The generated Dockerfiles are written to the specified directory when rendered.

Output Name Format

Flag: --out.fmt

Dockerfiles are written with the specified naming scheme to the output directory. The format takes a go template string that can contain variables defined in the variants.

The default format (Dockerfile.{{ .image.name }}.{{ .image.tag }}) allows you to build the images like this for example (assuming no dots in the name/tag):

for DF in $(find dockerfiles -type f); do
    NAME=$(echo ${DF} | awk -F '.' '{print $2}')
    TAG=$(echo ${DF} | awk -F '.' '{print $3}')
    docker build . -f ${DF} -t ${NAME}:${TAG}
done

Verbosity

There are two additional flags which control the verbosity of the templater:

  • --verbose: Print debug messages
  • --debug: Debug the handled yml structures, this may help debugging the yml syntax, especially if the variants file is a template itself. This flag must be used in conjunction with --verbose.

Configuration File / Environment

As an alternative to commandline flags you may also provide the relevant flags with either a configuration file (--config) or environment variables prefixed with DTPL and dots replaced with underscores.

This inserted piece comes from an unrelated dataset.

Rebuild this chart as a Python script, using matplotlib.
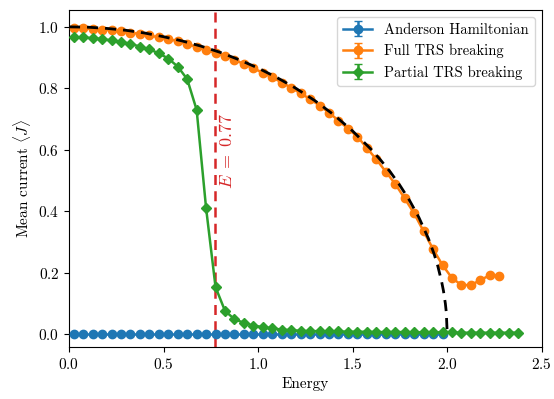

Example for --dockerfile.tpldir:

CLI usage:

(..) --dockerfile.tpldir some/dir --dockerfile.tpldir other/dir

Configuration file:

dockerfile:
    tpldir:
        - some/dir
        - other/dir

Environment variable:

export DTPL_DOCKERFILE_TPLDIR="some/dir other/dir"

Notes:

  • For the flag dockerfile.var the environment variable must be specified as json:

    DTPL_DOCKERFILE_VAR='{"key1": "value1"}'

Docker

There are currently two flavours of the dockerized templater, latest and debug. Similar to the containers from kaniko, the debug variant is based on a busybox image and can thus be used with an interactive shell.

Latest

This image is built from scratch and contains the templater only. Example usage:

docker run -it --rm \
           --user $(id -u):$(id -g) \
           -v ${PWD}:${PWD} -w ${PWD} \
       ghcr.io/bossm8/dockerfile-templater:latest \
           --dockerfile.tpl Dockerfile.tpl \
           --variants.def variants.yml \
           --variants.cfg variants.cfg.yml

Debug

The debug image can be used to generate Dockerfiles in pipelines for example. Below is an example GitLab CI/CD pipeline configuration:

stages:
    - pre-build
    - build

generate-dockerfiles:
    stage: pre-build
    image: 
        name: ghcr.io/bossm8/dockerfile-templater:debug
        entrypoint: [""]
    script:
        - templater
            --dockerfile.tpl Dockerfile.tpl
            --variants.def variants.yml
            --variants.cfg variants.cfg.yml
            --out.dir ${CI_PROJECT_DIR}/dockerfiles
    artifacts:
        paths:
            - dockerfiles

build-images:
    stage: build
    image: 
        name: gcr.io/kaniko-project/executor:debug
        entrypoint: [""]
    script:
        - |
            for DF in $(find dockerfiles -type f); do
                NAME=$(echo ${DF} | awk -F '.' '{print $2}')
                TAG=$(echo ${DF} | awk -F '.' '{print $3}')
                /kaniko/executor \
                    --cleanup \
                    --dockerfile ${DF} \
                    --destination ${NAME}:${TAG}
            done
    needs:
        - job: generate-dockerfiles
          artifacts: true

Binary

Find binaries for your OS in the releases.

Examples

The examples directory, as well as the pkg/docker (which is used to build the templater image with github workflows) contain some basic example files which can be used with the templater.